Work to be completed | No images are to be carried over; print all other material exactly as it stands.
[start]
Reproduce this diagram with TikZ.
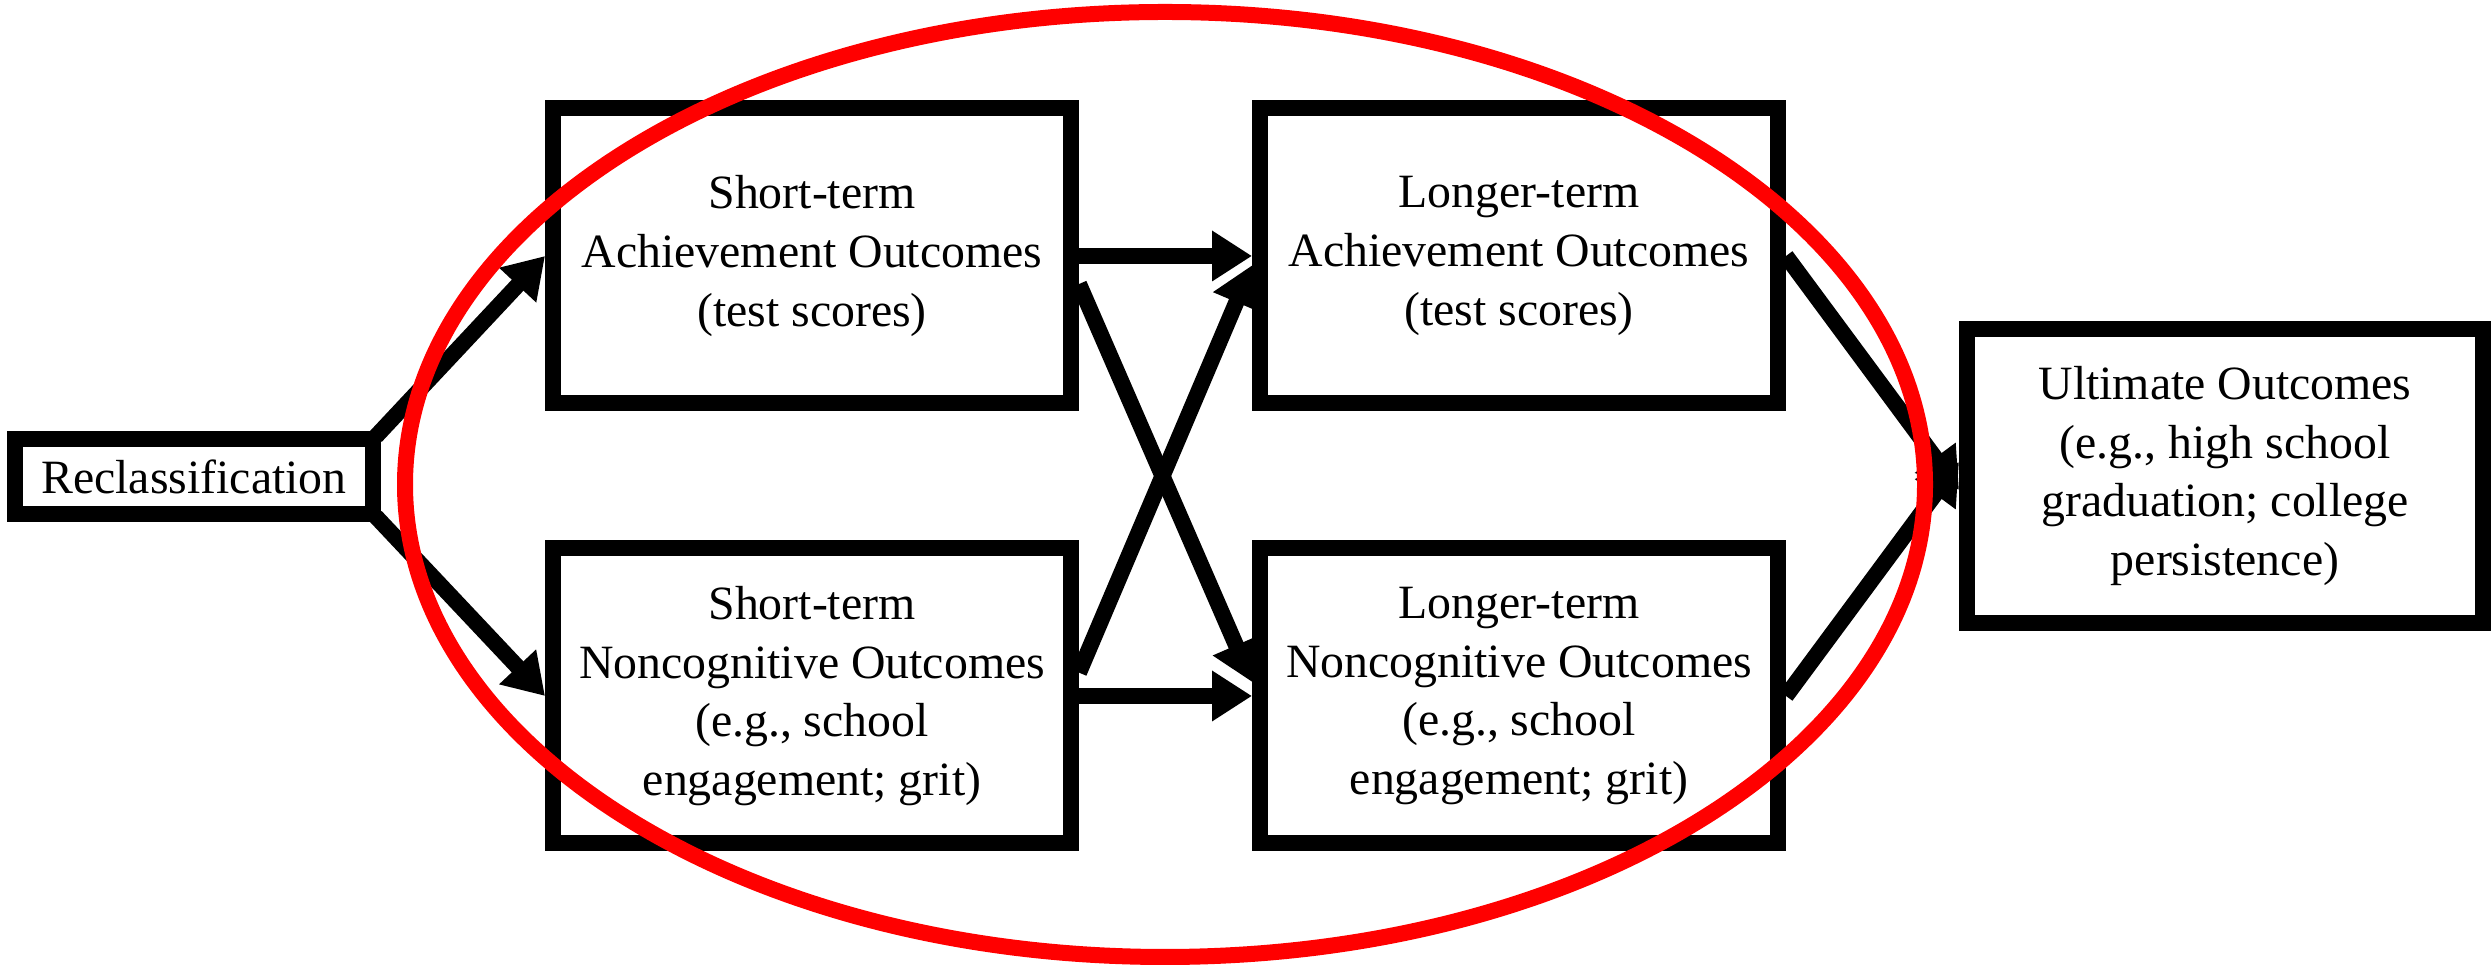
\documentclass[tikz,border=0pt]{standalone}
\usepackage{fontspec}
\setmainfont{Liberation Serif}
\usepackage{tikz}
\usetikzlibrary{arrows.meta}

\begin{document}
\begin{tikzpicture}[
  every node/.style={font=\fontsize{13.6pt}{16.7pt}\selectfont},
  outcome/.style={rectangle, draw, line width=1.6mm, align=center, minimum width=51.8mm, minimum height=29.5mm, inner sep=1pt},
  arr/.style={-{Triangle[length=4mm, width=4.8mm]}, line width=1.6mm},
  oval/.style={draw=red, line width=1.6mm},
]
\useasboundingbox (0, 0) rectangle (24.91, 9.65);
\node[outcome, minimum width=35.8mm, minimum height=7.5mm] (recl) at (1.94, 4.885) {Reclassification};
\node[outcome] (stach)  at (8.12, 7.09)  {Short-term\\Achievement Outcomes\\(test scores)};
\node[outcome] (stnon)  at (8.12, 2.69)  {Short-term\\Noncognitive Outcomes\\(e.g., school\\engagement; grit)};
\node[outcome] (ltach)  at (15.19, 7.09) {Longer-term\\Achievement Outcomes\\(test scores)};
\node[outcome] (ltnon)  at (15.19, 2.69) {Longer-term\\Noncognitive Outcomes\\(e.g., school\\engagement; grit)};
\node[outcome, minimum width=51.6mm, minimum height=29.4mm] (ult) at (22.25, 4.89) {Ultimate Outcomes\\(e.g., high school\\graduation; college\\persistence)};
\draw[arr, shorten <=-0.75mm] (recl.north east) -- (stach.west);
\draw[arr, shorten <=-0.75mm] (recl.south east) -- (stnon.west);
\draw[arr] (stach.east) -- (ltach.west);
\draw[arr] (stnon.east) -- (ltnon.west);
\draw[arr] (stach.-6) -- (ltnon.177);
\draw[arr] (stnon.5) -- (ltach.182);
\draw[arr] (ltach.east) -- (ult.183);
\draw[arr] (ltnon.east) -- (ult.177);
\draw[oval] (11.65, 4.805) ellipse [x radius=7.60, y radius=4.725];
\end{tikzpicture}
\end{document}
[end]
Answer in full |
Reproduce this diagram with TikZ.
\documentclass[tikz,border=0pt]{standalone}
\usepackage{fontspec}
\setmainfont{Liberation Serif}
\usepackage{tikz}
\usetikzlibrary{arrows.meta}

\begin{document}
\begin{tikzpicture}[
  every node/.style={font=\fontsize{13.6pt}{16.7pt}\selectfont},
  outcome/.style={rectangle, draw, line width=1.6mm, align=center, minimum width=51.8mm, minimum height=29.5mm, inner sep=1pt},
  arr/.style={-{Triangle[length=4mm, width=4.8mm]}, line width=1.6mm},
  oval/.style={draw=red, line width=1.6mm},
]
\useasboundingbox (0, 0) rectangle (24.91, 9.65);
\node[outcome, minimum width=35.8mm, minimum height=7.5mm] (recl) at (1.94, 4.885) {Reclassification};
\node[outcome] (stach)  at (8.12, 7.09)  {Short-term\\Achievement Outcomes\\(test scores)};
\node[outcome] (stnon)  at (8.12, 2.69)  {Short-term\\Noncognitive Outcomes\\(e.g., school\\engagement; grit)};
\node[outcome] (ltach)  at (15.19, 7.09) {Longer-term\\Achievement Outcomes\\(test scores)};
\node[outcome] (ltnon)  at (15.19, 2.69) {Longer-term\\Noncognitive Outcomes\\(e.g., school\\engagement; grit)};
\node[outcome, minimum width=51.6mm, minimum height=29.4mm] (ult) at (22.25, 4.89) {Ultimate Outcomes\\(e.g., high school\\graduation; college\\persistence)};
\draw[arr, shorten <=-0.75mm] (recl.north east) -- (stach.west);
\draw[arr, shorten <=-0.75mm] (recl.south east) -- (stnon.west);
\draw[arr] (stach.east) -- (ltach.west);
\draw[arr] (stnon.east) -- (ltnon.west);
\draw[arr] (stach.-6) -- (ltnon.177);
\draw[arr] (stnon.5) -- (ltach.182);
\draw[arr] (ltach.east) -- (ult.183);
\draw[arr] (ltnon.east) -- (ult.177);
\draw[oval] (11.65, 4.805) ellipse [x radius=7.60, y radius=4.725];
\end{tikzpicture}
\end{document}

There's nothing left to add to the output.